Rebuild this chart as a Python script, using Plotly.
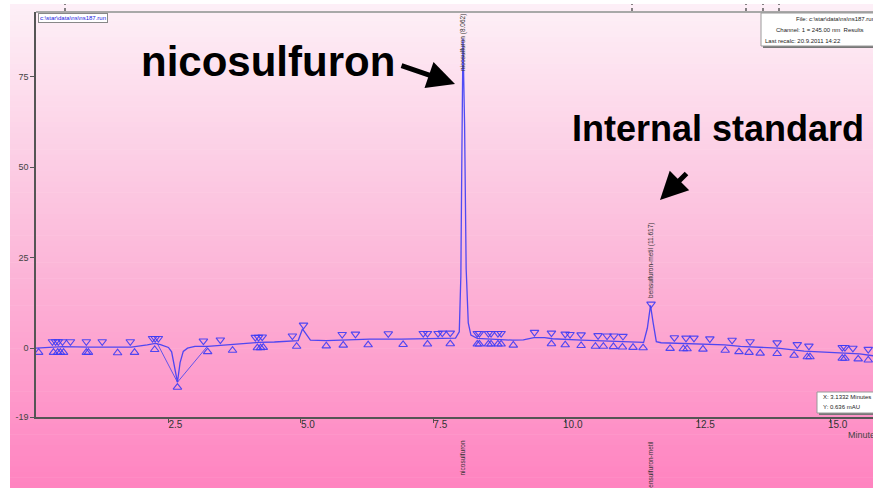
import plotly.graph_objects as go

# ---------------- data ----------------
time_min = [0.00, 0.30, 0.50, 1.00, 1.50, 1.80, 2.10, 2.25, 2.35, 2.50, 2.56, 2.62, 2.67, 2.72,
            2.78, 2.86, 3.00, 3.24, 3.50, 3.70, 4.00, 4.20, 4.50, 4.80, 4.95, 5.03, 5.18,
            5.48, 5.80, 6.30, 6.90, 7.40, 7.70, 7.92, 7.99, 8.02, 8.04, 8.06, 8.09, 8.12,
            8.16, 8.21, 8.33, 8.60, 9.00, 9.20, 9.40, 9.60, 9.75, 10.30, 10.90, 11.30,
            11.47, 11.54, 11.60, 11.65, 11.71, 11.80, 12.00, 12.30, 12.60, 13.00, 13.30,
            13.70, 14.00, 14.50, 14.90, 15.30, 15.55, 15.80]
signal_mau = [0.0, 0.3, 0.4, 0.3, 0.2, 0.3, 0.9, 1.3, 1.0, 0.2, -1.0, -6.0, -9.4, -4.0,
              -0.9, 0.0, 0.5, 0.5, 0.8, 0.9, 1.3, 1.6, 1.7, 1.9, 2.1, 5.3, 2.2,
              2.1, 2.3, 2.5, 2.5, 2.6, 2.7, 2.8, 4.5, 20.0, 55.0, 85.5, 62.0, 22.0,
              7.0, 3.6, 2.7, 2.5, 2.2, 2.3, 2.9, 2.9, 2.6, 2.2, 1.9, 1.7,
              1.6, 5.5, 11.8, 7.0, 1.8, 1.5, 1.4, 1.3, 1.2, 0.9, 0.5,
              0.1, 0.0, -0.8, -1.1, -1.3, -1.6, -2.1]

# integration baseline drawn across the negative dip
dip_base_t = [2.29, 2.67, 3.24]
dip_base_y = [1.3, -9.4, 0.6]

# peak start markers (drawn above trace)
start_t = [0.31, 0.37, 0.42, 0.50, 0.65, 0.95, 1.25, 1.78, 2.20, 2.25, 2.31, 3.16, 3.48, 4.14,
           4.20, 4.27, 4.84, 5.05, 5.78, 6.03, 6.65, 7.31, 7.39, 7.59, 7.67, 7.82, 8.33, 8.37,
           8.54, 8.59, 8.72, 8.78, 9.41, 9.73, 9.99, 10.08, 10.29, 10.61, 10.78, 10.91, 11.08,
           11.61, 12.05, 12.27, 12.42, 12.72, 13.14, 13.48, 13.99, 14.37, 14.59, 15.22, 15.27,
           15.42, 15.71]
start_y = [1.8, 1.8, 1.8, 1.8, 1.8, 1.8, 1.8, 1.8, 2.7, 2.7, 2.7, 2.0, 2.3, 3.0,
           3.0, 3.1, 3.4, 6.4, 3.8, 3.9, 4.0, 4.1, 4.1, 4.1, 4.2, 4.2, 4.1, 4.1,
           4.1, 4.1, 4.1, 4.1, 4.4, 4.2, 3.9, 3.8, 3.7, 3.5, 3.4, 3.4, 3.3,
           12.2, 2.9, 2.8, 2.8, 2.6, 2.2, 1.8, 1.5, 1.0, 0.6, 0.2, 0.2,
           0.0, -0.3]

# peak end markers (drawn below trace)
end_t = [0.05, 0.33, 0.41, 0.46, 0.52, 0.95, 0.99, 1.54, 1.86, 2.24, 2.67, 3.24, 3.71, 4.18,
         4.24, 4.29, 4.92, 5.48, 5.80, 6.27, 6.93, 7.39, 7.82, 8.33, 8.37, 8.54, 8.59, 8.72,
         8.78, 9.01, 9.73, 9.99, 10.29, 10.56, 10.71, 10.90, 11.07, 11.27, 11.46, 11.97, 12.22,
         12.29, 12.59, 13.01, 13.27, 13.46, 13.67, 13.99, 14.31, 14.56, 14.61, 15.22, 15.27,
         15.52, 15.71]
end_y = [-1.2, -1.2, -1.2, -1.2, -1.2, -1.2, -1.2, -1.3, -1.2, -0.4, -10.8, -1.0, -0.6, 0.1,
         0.1, 0.2, 0.5, 0.6, 0.8, 0.9, 1.0, 1.1, 1.2, 1.1, 1.1, 1.1, 1.1, 1.1,
         1.1, 0.8, 1.2, 0.9, 0.7, 0.5, 0.5, 0.4, 0.3, 0.2, 0.1, -0.1, -0.2,
         -0.2, -0.3, -0.6, -1.0, -1.2, -1.4, -1.5, -2.0, -2.4, -2.4, -2.8, -2.8,
         -3.0, -3.3]

x_tick_vals = [2.5, 5.0, 7.5, 10.0, 12.5, 15.0]
x_tick_text = ["2.5", "5.0", "7.5", "10.0", "12.5", "15.0"]
y_tick_vals = [-19, 0, 25, 50, 75]
y_tick_text = ["-19", "0", "25", "50", "75"]

peak_names = ["nicosulfuron", "bensulfuron-metil"]
peak_times = [8.062, 11.617]
peak_heights = [85.5, 11.8]

# ---------------- layout helpers ----------------
W, H = 873, 488
L, R, T, B = 36, 0, 12, 71
PW, PH = W - L - R, H - T - B


def px(xp):
    return (xp - L) / PW


def py(yp):
    return (H - B - yp) / PH


fig = go.Figure()

fig.add_trace(go.Scatter(x=dip_base_t, y=dip_base_y, mode="lines",
                         line=dict(color="rgba(70,70,240,0.85)", width=1),
                         hoverinfo="skip", showlegend=False))
fig.add_trace(go.Scatter(x=time_min, y=signal_mau, mode="lines",
                         line=dict(color="rgba(60,60,245,0.9)", width=1.3),
                         showlegend=False))
fig.add_trace(go.Scatter(x=start_t, y=start_y, mode="markers",
                         marker=dict(symbol="triangle-down-open", size=7.5,
                                     color="rgba(60,60,245,0.9)", line=dict(width=1.1)),
                         showlegend=False))
fig.add_trace(go.Scatter(x=end_t, y=end_y, mode="markers",
                         marker=dict(symbol="triangle-up-open", size=7.5,
                                     color="rgba(60,60,245,0.9)", line=dict(width=1.1)),
                         showlegend=False))

shapes = []
# gradient background bands
stops = [(4, (253, 240, 247)), (250, (252, 186, 218)), (488, (255, 131, 192))]
n = 90
y_top, y_bot = 4, 488
for i in range(n):
    a = y_top + (y_bot - y_top) * i / n
    b = y_top + (y_bot - y_top) * (i + 1) / n
    m = (a + b) / 2
    if m <= stops[1][0]:
        f = (m - stops[0][0]) / (stops[1][0] - stops[0][0])
        c0, c1 = stops[0][1], stops[1][1]
    else:
        f = (m - stops[1][0]) / (stops[2][0] - stops[1][0])
        c0, c1 = stops[1][1], stops[2][1]
    col = tuple(round(c0[k] + (c1[k] - c0[k]) * f) for k in range(3))
    shapes.append(dict(type="rect", xref="paper", yref="paper", layer="below",
                       x0=px(10), x1=px(W + 2), y0=py(b + 0.6), y1=py(a),
                       fillcolor="rgb(%d,%d,%d)" % col, line=dict(width=0)))
# top frame line
shapes.append(dict(type="line", xref="paper", yref="paper", x0=0, x1=1.01,
                   y0=py(12), y1=py(12), line=dict(color="#a8a8a8", width=2)))
# small event marks above frame
for xm in [65, 632, 746, 763, 779]:
    shapes.append(dict(type="line", xref="paper", yref="paper", x0=px(xm), x1=px(xm),
                       y0=py(11), y1=py(4), line=dict(color="#444", width=1.3, dash="dot")))
# info box top right (shadow + box)
shapes.append(dict(type="rect", xref="paper", yref="paper", x0=px(763), x1=px(W + 10),
                   y0=py(48), y1=py(15), fillcolor="#777", line=dict(width=0)))
shapes.append(dict(type="rect", xref="paper", yref="paper", x0=px(761), x1=px(W + 10),
                   y0=py(46), y1=py(13), fillcolor="white", line=dict(color="#999", width=1)))
# cursor box bottom right
shapes.append(dict(type="rect", xref="paper", yref="paper", x0=px(819), x1=px(W + 10),
                   y0=py(415), y1=py(394), fillcolor="#777", line=dict(width=0)))
shapes.append(dict(type="rect", xref="paper", yref="paper", x0=px(817), x1=px(W + 10),
                   y0=py(413), y1=py(392), fillcolor="white", line=dict(color="#999", width=1)))

ann = []
small = dict(family="Liberation Sans, Arial, sans-serif", size=6, color="#222")
# file name box top left
ann.append(dict(xref="paper", yref="paper", x=px(38), y=py(13), xanchor="left", yanchor="top",
                text="c:\\star\\data\\ns\\ns187.run", showarrow=False,
                font=dict(family="Liberation Sans, Arial, sans-serif", size=6, color="#2020e0"),
                bgcolor="white", bordercolor="#888", borderwidth=1, borderpad=1))
ann.append(dict(xref="paper", yref="paper", x=px(877), y=py(19), xanchor="right", yanchor="middle",
                text="File: c:\\star\\data\\ns\\ns187.run", showarrow=False, font=small))
ann.append(dict(xref="paper", yref="paper", x=px(820), y=py(30), xanchor="center", yanchor="middle",
                text="Channel: 1 = 245.00 nm  Results", showarrow=False, font=small))
ann.append(dict(xref="paper", yref="paper", x=px(763), y=py(41), xanchor="left", yanchor="middle",
                text="Last recalc: 20.9.2011 14:22", showarrow=False, font=small))
ann.append(dict(xref="paper", yref="paper", x=px(821), y=py(397), xanchor="left", yanchor="middle",
                text="X: 3.1332 Minutes", showarrow=False, font=small))
ann.append(dict(xref="paper", yref="paper", x=px(821), y=py(407), xanchor="left", yanchor="middle",
                text="Y: 0.636 mAU", showarrow=False, font=small))
ann.append(dict(xref="paper", yref="paper", x=px(846), y=py(435), xanchor="left", yanchor="middle",
                text="Minutes", showarrow=False,
                font=dict(family="Liberation Sans, Arial, sans-serif", size=9, color="#444")))

# vertical peak labels
lab_font = dict(family="Liberation Sans, Arial, sans-serif", size=6.5, color="#333")
ann.append(dict(x=peak_times[0], xref="x", y=py(12.5), yref="paper", xanchor="center",
                yanchor="top", textangle=-90, showarrow=False, font=lab_font,
                text="%s (%.3f)" % (peak_names[0], peak_times[0])))
ann.append(dict(x=peak_times[1], xref="x", y=peak_heights[1] + 1.5, yref="y", xanchor="center",
                yanchor="bottom", textangle=-90, showarrow=False, font=lab_font,
                text="%s (%.3f)" % (peak_names[1], peak_times[1])))
for nm, t in zip(peak_names, peak_times):
    ann.append(dict(x=t - 0.02, xref="x", y=py(439), yref="paper", xanchor="center",
                    yanchor="top", textangle=-90, showarrow=False, font=lab_font, text=nm))

# big callouts
big = dict(family="Liberation Sans, Arial, sans-serif", color="black")
ann.append(dict(xref="paper", yref="paper", x=px(268), y=py(61), xanchor="center",
                yanchor="middle", text="<b>nicosulfuron</b>", showarrow=False,
                font=dict(size=42, **big)))
ann.append(dict(xref="paper", yref="paper", x=px(718), y=py(128), xanchor="center",
                yanchor="middle", text="<b>Internal standard</b>", showarrow=False,
                font=dict(size=36, **big)))
ann.append(dict(xref="paper", yref="paper", x=px(455), y=py(84), ax=-55, ay=-19,
                text="", showarrow=True, arrowhead=2, arrowsize=1.1, arrowwidth=5,
                arrowcolor="black"))
ann.append(dict(xref="paper", yref="paper", x=px(660), y=py(200), ax=28, ay=-28,
                text="", showarrow=True, arrowhead=2, arrowsize=1.1, arrowwidth=5,
                arrowcolor="black"))

fig.update_layout(
    width=W, height=H, margin=dict(l=L, r=R, t=T, b=B, pad=0),
    paper_bgcolor="white", plot_bgcolor="rgba(0,0,0,0)",
    shapes=shapes, annotations=ann, showlegend=False,
    font=dict(family="Liberation Sans, Arial, sans-serif", color="#333"),
    xaxis=dict(range=[0, 15.8], tickvals=x_tick_vals, ticktext=x_tick_text,
               showgrid=False, zeroline=False, showline=True, linecolor="#555", linewidth=1.5,
               ticks="outside", ticklen=4, tickcolor="#555", tickfont=dict(size=10, color="#333"),
               ticklabelshift=7, ticklabelstandoff=-7),
    yaxis=dict(range=[-19, 92.8], tickvals=y_tick_vals, ticktext=y_tick_text,
               showgrid=False, zeroline=False, showline=True, linecolor="#555", linewidth=1.5,
               ticks="outside", ticklen=4, tickcolor="#555", tickfont=dict(size=9, color="#444")),
)

fig.write_html("out.html", config={"displayModeBar": False},
               post_script="document.body.style.margin='0';document.body.style.overflow='hidden';")
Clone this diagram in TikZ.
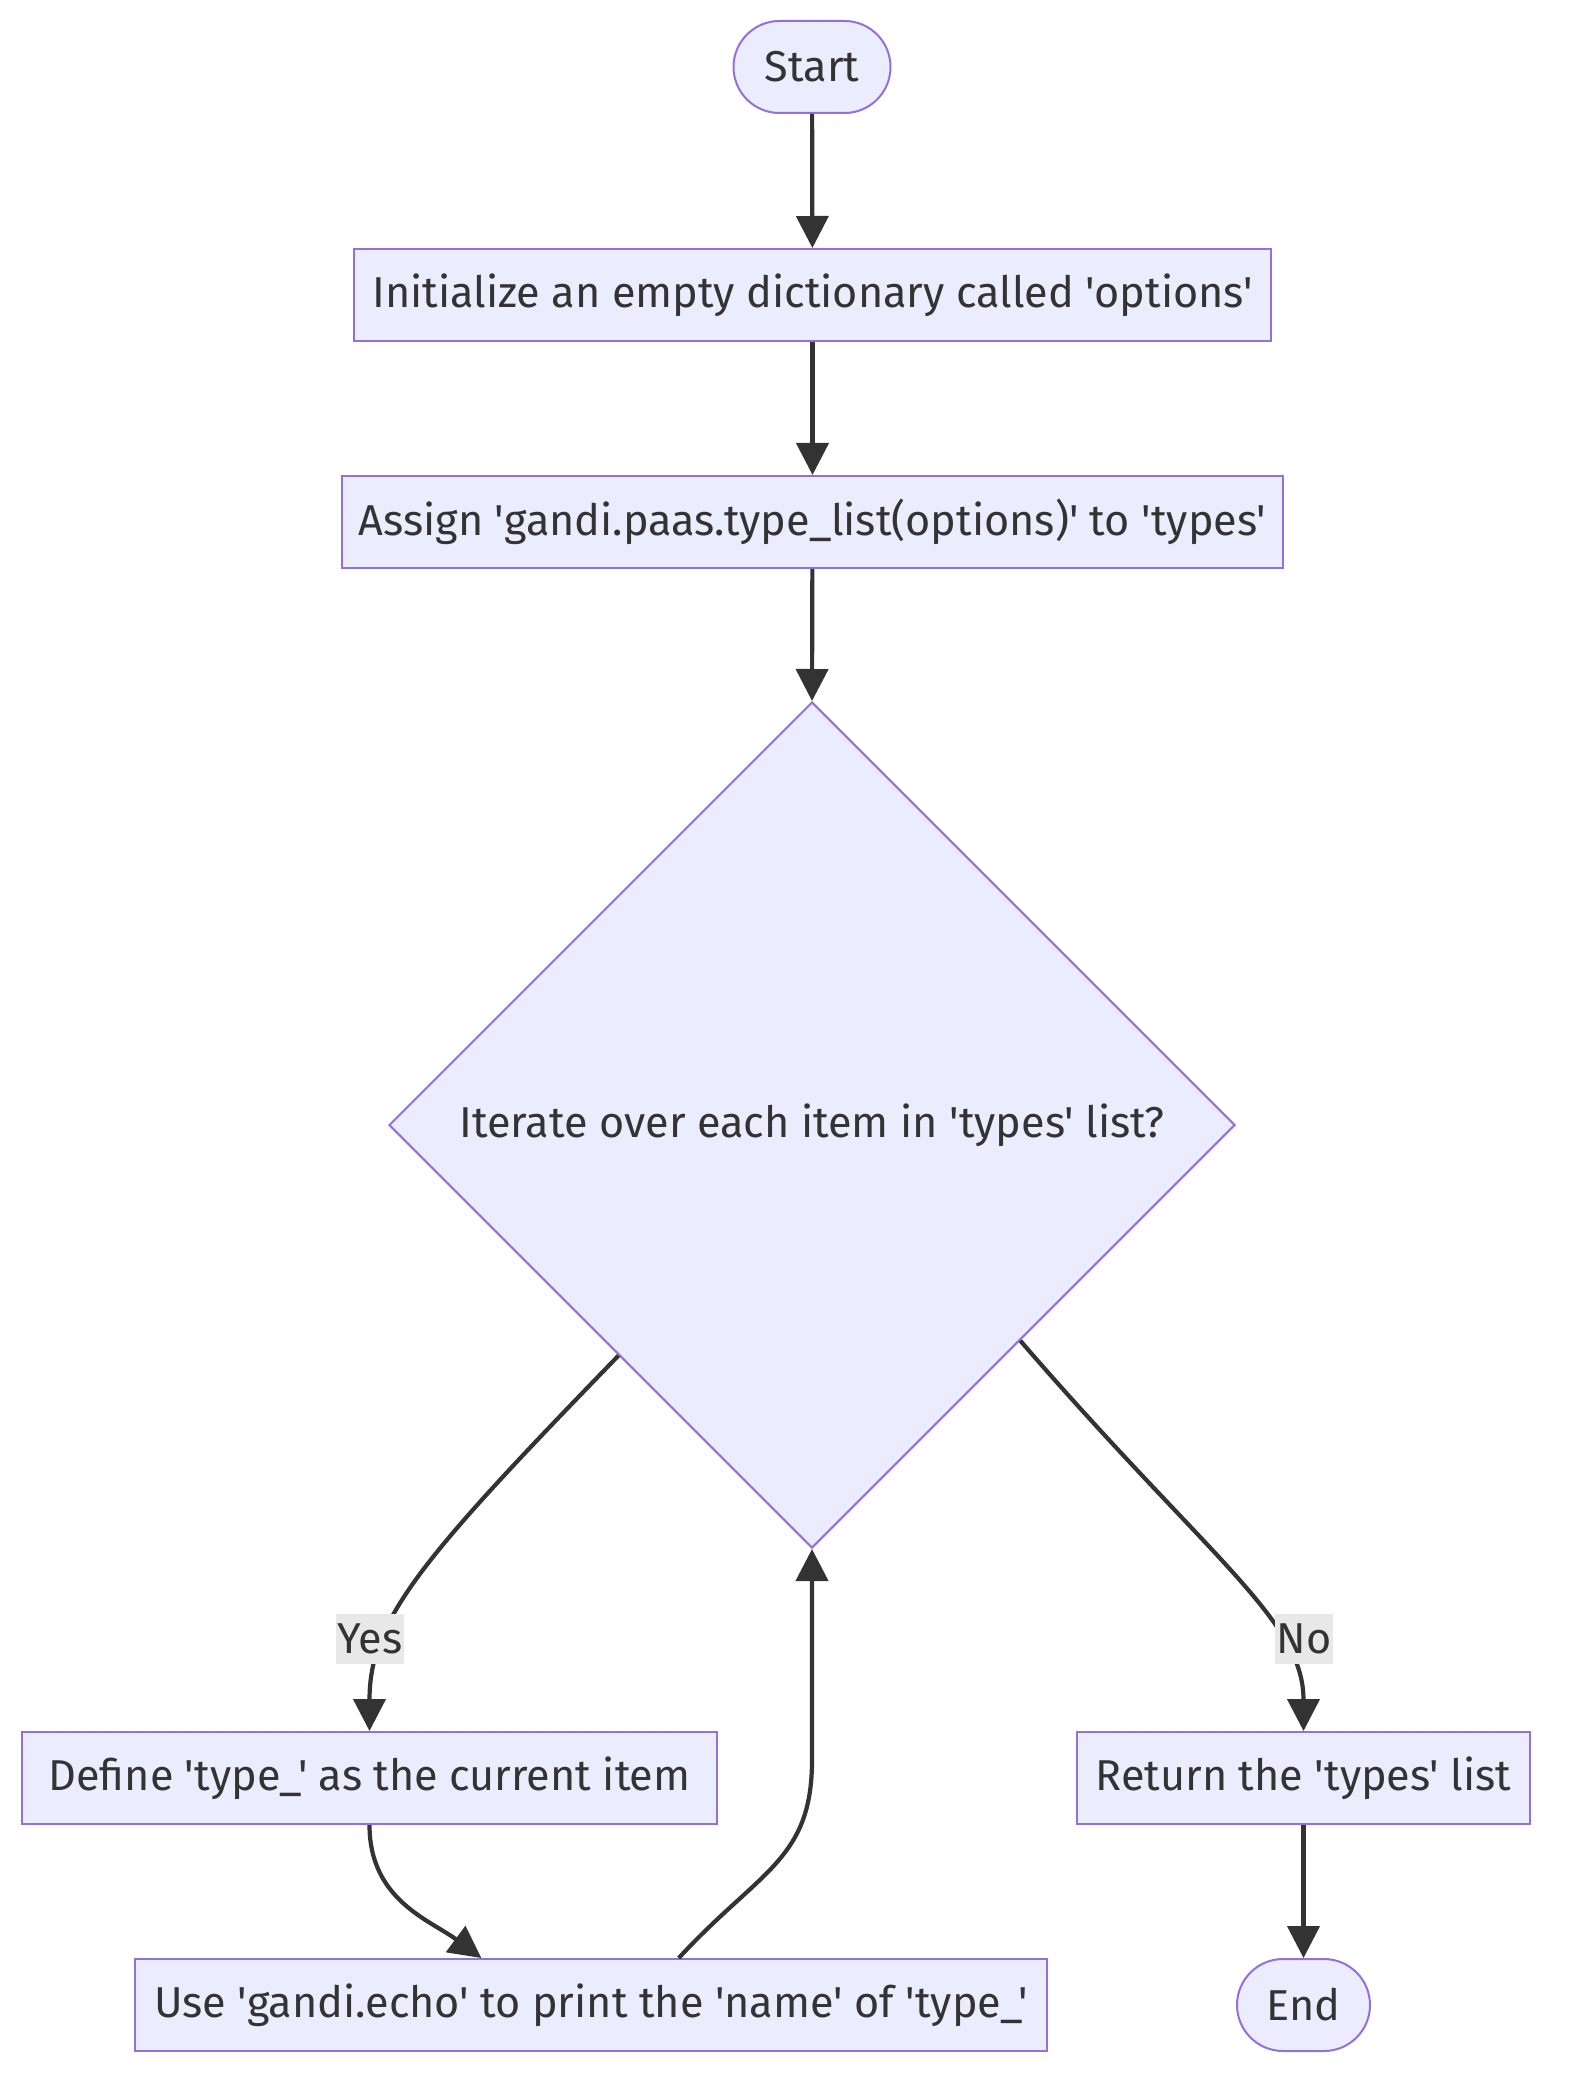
\documentclass[tikz,border=0pt]{standalone}
\usepackage{fontspec}
\setmainfont{Fira Sans}[Ligatures=TeXOff]
\usetikzlibrary{shapes.geometric,arrows.meta,calc}
\definecolor{nodefill}{HTML}{ECECFF}
\definecolor{nodeborder}{HTML}{9370DB}
\definecolor{edgecol}{HTML}{333333}
\definecolor{labelbg}{HTML}{E8E8E8}
\begin{document}
\begin{tikzpicture}[x=0.5pt,y=-0.5pt,
  every node/.style={text=edgecol, font=\fontsize{21.6}{26}\selectfont},
  box/.style={draw=nodeborder, fill=nodefill, line width=1pt, inner sep=0pt, minimum height=46pt},
  term/.style={box, rounded corners=23pt},
  decision/.style={draw=nodeborder, fill=nodefill, line width=1pt, diamond, aspect=1, inner sep=0pt, minimum width=423pt, minimum height=423pt},
  flow/.style={draw=edgecol, line width=2.1pt, -{Triangle[length=16pt,width=16pt]}},
  elabel/.style={fill=labelbg, inner xsep=1pt, inner ysep=2pt, minimum height=25pt}
]
\useasboundingbox (0,0) rectangle (1568,2096);

\node[term, minimum width=78.5pt] (start) at (812,67) {Start};
\node[box, minimum width=458.5pt] (init) at (812.5,295) {Initialize an empty dictionary called 'options'};
\node[box, minimum width=470.5pt] (assign) at (812.5,522) {Assign 'gandi.paas.type\_list(options)' to 'types'};
\node[decision] (iter) at (812,1125) {};
\node at (812,1125) {Iterate over each item in 'types' list?};
\node[box, minimum width=347.5pt] (define) at (369.5,1778) {Define 'type\_' as the current item};
\node[box, minimum width=226.5pt] (ret) at (1303.5,1778) {Return the 'types' list};
\node[box, minimum width=456pt] (use) at (591,2005) {Use 'gandi.echo' to print the 'name' of 'type\_'};
\node[term, minimum width=66.5pt] (end) at (1303.5,2005) {End};

\draw[flow] (start) -- (init);
\draw[flow] (init) -- (assign);
\draw[flow] (assign) -- (iter.north);

\draw[flow] (iter.-130) .. controls (420,1560) and (369.5,1620) .. (define.north);
\node[elabel] (yes) at (370,1639) {Yes};

\draw[flow] (iter.-46) .. controls (1210,1560) and (1303.5,1620) .. (ret.north);
\node[elabel] (no) at (1304,1639) {No};

\coordinate (usein) at ($(use.north west)!0.38!(use.north east)$);
\coordinate (useout) at ($(use.north west)!0.596!(use.north east)$);
\draw[flow] (define.south) .. controls (369.5,1900) and (430,1920) .. (usein);
\draw[flow] (useout) .. controls (760,1870) and (812,1860) .. (812,1760) -- (iter.south);

\draw[flow] (ret) -- (end);
\end{tikzpicture}
\end{document}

REQUIREMENTS:
Print exactly what appears from the line holding "Clone this diagram in TikZ." down to the line holding "(0,0) rectangle (1568,2096);", both ends kept, leaving out the pictures.

RIGHT ANSWER:
Clone this diagram in TikZ.
\documentclass[tikz,border=0pt]{standalone}
\usepackage{fontspec}
\setmainfont{Fira Sans}[Ligatures=TeXOff]
\usetikzlibrary{shapes.geometric,arrows.meta,calc}
\definecolor{nodefill}{HTML}{ECECFF}
\definecolor{nodeborder}{HTML}{9370DB}
\definecolor{edgecol}{HTML}{333333}
\definecolor{labelbg}{HTML}{E8E8E8}
\begin{document}
\begin{tikzpicture}[x=0.5pt,y=-0.5pt,
  every node/.style={text=edgecol, font=\fontsize{21.6}{26}\selectfont},
  box/.style={draw=nodeborder, fill=nodefill, line width=1pt, inner sep=0pt, minimum height=46pt},
  term/.style={box, rounded corners=23pt},
  decision/.style={draw=nodeborder, fill=nodefill, line width=1pt, diamond, aspect=1, inner sep=0pt, minimum width=423pt, minimum height=423pt},
  flow/.style={draw=edgecol, line width=2.1pt, -{Triangle[length=16pt,width=16pt]}},
  elabel/.style={fill=labelbg, inner xsep=1pt, inner ysep=2pt, minimum height=25pt}
]
\useasboundingbox (0,0) rectangle (1568,2096);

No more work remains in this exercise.